Déplacer la Joconde comme l'envisage la ministre de la Culture Françoise Nyssen: une entreprise trop risquée, selon les experts, pour un chef d'oeuvre aussi fragile, icône absolue du Louvre et tableau le plus connu au monde.

La ministre a indiqué jeudi qu'elle allait "étudier sérieusement" un déplacement de ce tableau du début du XVIè siècle dans le cadre d'un "grand plan d'itinérance" d'oeuvres d'art. Elle a rencontré jeudi le président du Louvre Jean-Luc Martinez.

Présentée depuis 2005 derrière une vitre blindée, protégée par un caisson spécial où l'humidité et la température sont contrôlées, "La Gioconda" au célèbre "sourire" voit défiler chaque année des millions de personnes, majoritairement asiatiques. Elle est, avec la Vénus de Milo et la Victoire de Samothrace, l'un des incontournables du plus grand musée du monde (8,1 millions de visiteurs).

Le Louvre a depuis longtemps affirmé qu'un éventuel déplacement de Mona Lisa risquerait de causer des dommages irréversibles à cette oeuvre peinte à l’huile sur un mince panneau de peuplier de 77 cm de haut sur 53 cm de large. Avec le temps, le panneau s’est courbé et présente une fente, visible sur le tableau et qui atteint presque le visage.

Pour le Louvre, La Joconde est l'une des œuvres qui ne pourront plus être déplacées, même à l'intérieur du musée. Ainsi elle ne sera pas exposée dans le cadre de la grande rétrospective que le musée organisera en 2019 pour le cinquième centenaire de la mort de Léonard de Vinci.

La Joconde, dont l'histoire ancienne est très mal documentée, n'a pas quitté la Salle des Etats depuis 1974, année où elle a été exposée au Japon (après un court séjour à Moscou).

Dix ans plus tôt, elle avait traversé l'Atlantique, à l'instigation d'André Malraux, alors ministre de la Culture, et au grand dam des conservateurs du Louvre, obligeant le général de Gaulle à trancher. 1,6 million d'Américains se déplaceront pour admirer, souvent après plusieurs heures d'attente, le portrait supposé de Mona Lisa, exposé pendant trois mois au total, d'abord à la National Gallery of Art à Washington, puis au MoMA de New York.
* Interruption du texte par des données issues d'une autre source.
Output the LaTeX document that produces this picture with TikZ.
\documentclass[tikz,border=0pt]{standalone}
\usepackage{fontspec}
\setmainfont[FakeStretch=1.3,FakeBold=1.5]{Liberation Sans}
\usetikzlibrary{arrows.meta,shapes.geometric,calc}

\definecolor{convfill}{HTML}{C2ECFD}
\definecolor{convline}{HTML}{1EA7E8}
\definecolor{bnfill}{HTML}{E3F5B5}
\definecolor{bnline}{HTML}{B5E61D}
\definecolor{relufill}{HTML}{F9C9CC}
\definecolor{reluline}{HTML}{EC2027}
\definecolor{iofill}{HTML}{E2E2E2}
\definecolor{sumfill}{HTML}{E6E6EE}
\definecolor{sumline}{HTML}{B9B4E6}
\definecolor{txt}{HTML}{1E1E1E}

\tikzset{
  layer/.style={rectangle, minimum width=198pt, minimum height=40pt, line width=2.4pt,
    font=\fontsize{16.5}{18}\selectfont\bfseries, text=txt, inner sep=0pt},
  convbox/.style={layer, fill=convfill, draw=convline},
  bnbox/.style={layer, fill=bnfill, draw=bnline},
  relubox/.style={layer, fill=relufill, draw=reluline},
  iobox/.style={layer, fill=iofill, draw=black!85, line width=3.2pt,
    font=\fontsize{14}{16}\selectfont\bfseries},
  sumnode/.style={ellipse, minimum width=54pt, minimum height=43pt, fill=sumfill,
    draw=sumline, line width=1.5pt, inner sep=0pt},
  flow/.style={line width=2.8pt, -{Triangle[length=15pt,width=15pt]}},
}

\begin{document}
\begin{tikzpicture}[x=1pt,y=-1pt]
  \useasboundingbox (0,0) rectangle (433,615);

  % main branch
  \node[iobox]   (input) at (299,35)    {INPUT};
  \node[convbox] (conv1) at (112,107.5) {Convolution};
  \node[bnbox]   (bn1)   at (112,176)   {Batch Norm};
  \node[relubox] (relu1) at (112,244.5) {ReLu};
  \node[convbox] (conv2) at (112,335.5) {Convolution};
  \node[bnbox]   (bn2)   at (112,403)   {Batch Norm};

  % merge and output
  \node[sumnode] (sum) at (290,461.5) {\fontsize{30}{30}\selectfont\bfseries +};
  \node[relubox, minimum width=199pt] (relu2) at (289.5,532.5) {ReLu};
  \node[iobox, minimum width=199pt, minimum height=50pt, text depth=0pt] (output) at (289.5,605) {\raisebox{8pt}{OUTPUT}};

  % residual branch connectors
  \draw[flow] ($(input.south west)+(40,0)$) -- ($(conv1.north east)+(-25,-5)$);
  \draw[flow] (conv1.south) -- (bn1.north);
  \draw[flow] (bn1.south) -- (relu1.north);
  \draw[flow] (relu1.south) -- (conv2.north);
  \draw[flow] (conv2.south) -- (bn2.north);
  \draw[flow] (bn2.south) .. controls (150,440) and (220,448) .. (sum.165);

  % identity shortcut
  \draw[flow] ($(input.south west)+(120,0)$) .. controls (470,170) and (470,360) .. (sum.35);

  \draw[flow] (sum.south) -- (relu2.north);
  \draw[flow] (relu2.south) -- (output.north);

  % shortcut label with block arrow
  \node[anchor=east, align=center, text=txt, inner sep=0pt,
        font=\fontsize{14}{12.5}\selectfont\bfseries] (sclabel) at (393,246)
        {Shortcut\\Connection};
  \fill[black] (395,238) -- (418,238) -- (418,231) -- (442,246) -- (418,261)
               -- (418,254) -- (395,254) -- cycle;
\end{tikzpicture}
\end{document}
Ce tableau a connu un épisode dramatique en 1911 lorsqu'il est dérobé par un ouvrier italien aux motivations confuses. la Joconde était loin d'être la star qu'elle est aujourd'hui et sa disparition n'est signalée que plusieurs jours après le vol. Elle sera retrouvée en bon état deux ans plus tard.

- La Tapisserie de Bayeux, un précédent -

Le Louvre possède quatre autres tableaux de Vinci et trois d'entre eux - la "Sainte Anne", "La Belle Ferronnière" et "Saint-Jean Baptiste" ont été restaurés pendant une période de six ans. A quand le tour de "La Joconde" ?. "Ce n'est pas d'actualité", répondent invariablement les responsables du musée.
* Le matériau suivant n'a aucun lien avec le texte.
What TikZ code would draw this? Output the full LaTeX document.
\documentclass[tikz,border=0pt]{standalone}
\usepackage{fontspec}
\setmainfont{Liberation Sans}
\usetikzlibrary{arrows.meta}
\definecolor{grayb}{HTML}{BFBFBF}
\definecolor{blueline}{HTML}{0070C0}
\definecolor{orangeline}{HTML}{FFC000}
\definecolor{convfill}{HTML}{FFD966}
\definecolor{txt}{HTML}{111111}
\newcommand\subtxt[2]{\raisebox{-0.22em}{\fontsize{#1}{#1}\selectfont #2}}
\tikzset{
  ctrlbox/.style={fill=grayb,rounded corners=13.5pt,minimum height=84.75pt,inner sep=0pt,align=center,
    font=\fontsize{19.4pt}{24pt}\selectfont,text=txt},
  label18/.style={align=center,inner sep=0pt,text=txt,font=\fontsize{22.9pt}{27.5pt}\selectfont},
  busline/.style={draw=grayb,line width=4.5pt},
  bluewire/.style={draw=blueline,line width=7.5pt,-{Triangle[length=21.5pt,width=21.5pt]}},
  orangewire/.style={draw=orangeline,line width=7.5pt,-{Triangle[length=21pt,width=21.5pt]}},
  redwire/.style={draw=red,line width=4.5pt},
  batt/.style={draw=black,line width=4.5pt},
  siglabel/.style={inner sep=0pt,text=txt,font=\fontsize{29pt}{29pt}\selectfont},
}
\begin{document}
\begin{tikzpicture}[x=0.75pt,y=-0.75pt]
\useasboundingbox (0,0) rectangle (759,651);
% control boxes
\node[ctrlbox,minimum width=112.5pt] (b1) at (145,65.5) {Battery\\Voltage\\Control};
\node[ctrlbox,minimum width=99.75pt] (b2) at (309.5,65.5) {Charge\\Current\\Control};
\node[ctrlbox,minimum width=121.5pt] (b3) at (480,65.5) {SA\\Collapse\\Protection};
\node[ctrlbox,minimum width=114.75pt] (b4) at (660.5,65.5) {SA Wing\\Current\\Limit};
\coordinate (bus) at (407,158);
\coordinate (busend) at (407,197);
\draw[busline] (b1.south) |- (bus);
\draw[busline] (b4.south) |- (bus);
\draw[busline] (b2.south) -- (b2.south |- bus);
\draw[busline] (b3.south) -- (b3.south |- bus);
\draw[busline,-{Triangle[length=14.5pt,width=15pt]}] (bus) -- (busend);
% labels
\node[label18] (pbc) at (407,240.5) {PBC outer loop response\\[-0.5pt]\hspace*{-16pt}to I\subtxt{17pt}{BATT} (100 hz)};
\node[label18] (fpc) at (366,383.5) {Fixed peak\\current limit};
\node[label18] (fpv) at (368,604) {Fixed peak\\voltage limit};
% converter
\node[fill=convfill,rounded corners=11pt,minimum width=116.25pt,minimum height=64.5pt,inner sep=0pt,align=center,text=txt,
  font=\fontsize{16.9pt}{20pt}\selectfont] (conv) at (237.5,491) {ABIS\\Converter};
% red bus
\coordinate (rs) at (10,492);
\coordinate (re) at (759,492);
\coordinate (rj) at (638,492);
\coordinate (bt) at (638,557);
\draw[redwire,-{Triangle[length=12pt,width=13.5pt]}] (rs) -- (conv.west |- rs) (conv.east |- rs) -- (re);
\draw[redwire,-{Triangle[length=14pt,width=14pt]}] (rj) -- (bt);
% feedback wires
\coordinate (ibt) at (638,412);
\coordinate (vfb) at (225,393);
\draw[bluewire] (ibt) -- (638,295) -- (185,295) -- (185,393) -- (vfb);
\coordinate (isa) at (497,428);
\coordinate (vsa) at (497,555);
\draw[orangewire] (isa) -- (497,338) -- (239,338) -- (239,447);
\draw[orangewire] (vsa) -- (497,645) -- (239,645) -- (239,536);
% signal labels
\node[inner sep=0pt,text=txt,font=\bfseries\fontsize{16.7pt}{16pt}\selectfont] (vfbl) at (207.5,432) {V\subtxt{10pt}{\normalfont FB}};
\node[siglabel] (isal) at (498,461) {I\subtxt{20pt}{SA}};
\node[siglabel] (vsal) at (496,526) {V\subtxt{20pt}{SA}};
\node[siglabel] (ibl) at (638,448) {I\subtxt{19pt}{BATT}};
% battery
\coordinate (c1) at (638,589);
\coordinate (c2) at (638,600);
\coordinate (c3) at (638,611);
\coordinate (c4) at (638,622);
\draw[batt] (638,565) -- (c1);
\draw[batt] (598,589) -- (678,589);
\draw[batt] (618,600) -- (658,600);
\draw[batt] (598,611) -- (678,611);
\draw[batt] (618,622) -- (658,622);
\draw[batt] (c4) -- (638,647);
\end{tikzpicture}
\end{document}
A l'instar de son auteur, génie de la Renaissance dont on sait peu de choses, l'histoire de La Joconde n'est pas simple: "ni l'identité du modèle, ni la commande du portrait, ni le temps pendant lequel Léonard y travailla, voire le conserva, ni encore les circonstances de son entrée dans la collection royale française ne sont des faits clairement établis", affirme Le Louvre.

Il s'agirait du portrait de Lisa Gherardini, épouse de Francesco del Giocondo, marchand d'étoffes florentin, dont le nom féminisé lui valut le "surnom" de Gioconda. Léonard l'aurait emporté avec lui en France. À sa mort, le tableau serait entré dans la collection de François Ier.

Françoise Nyssen justifie son projet "grand plan sur l'itinérance" par la nécessité de "lutter contre la ségrégation culturelle", l'un de ses objectifs politiques.

Aux fortes réticences des conservateurs et experts sur un éventuel déplacement, elle répond: il y a eu "la même réaction quand on a proposé de sortir la Tapisserie de Bayeux". L'Elysée a décidé de prêter cette tapisserie à la Grande-Bretagne en 2022 à l'occasion d'importants travaux de restauration du musée qui l'abrite.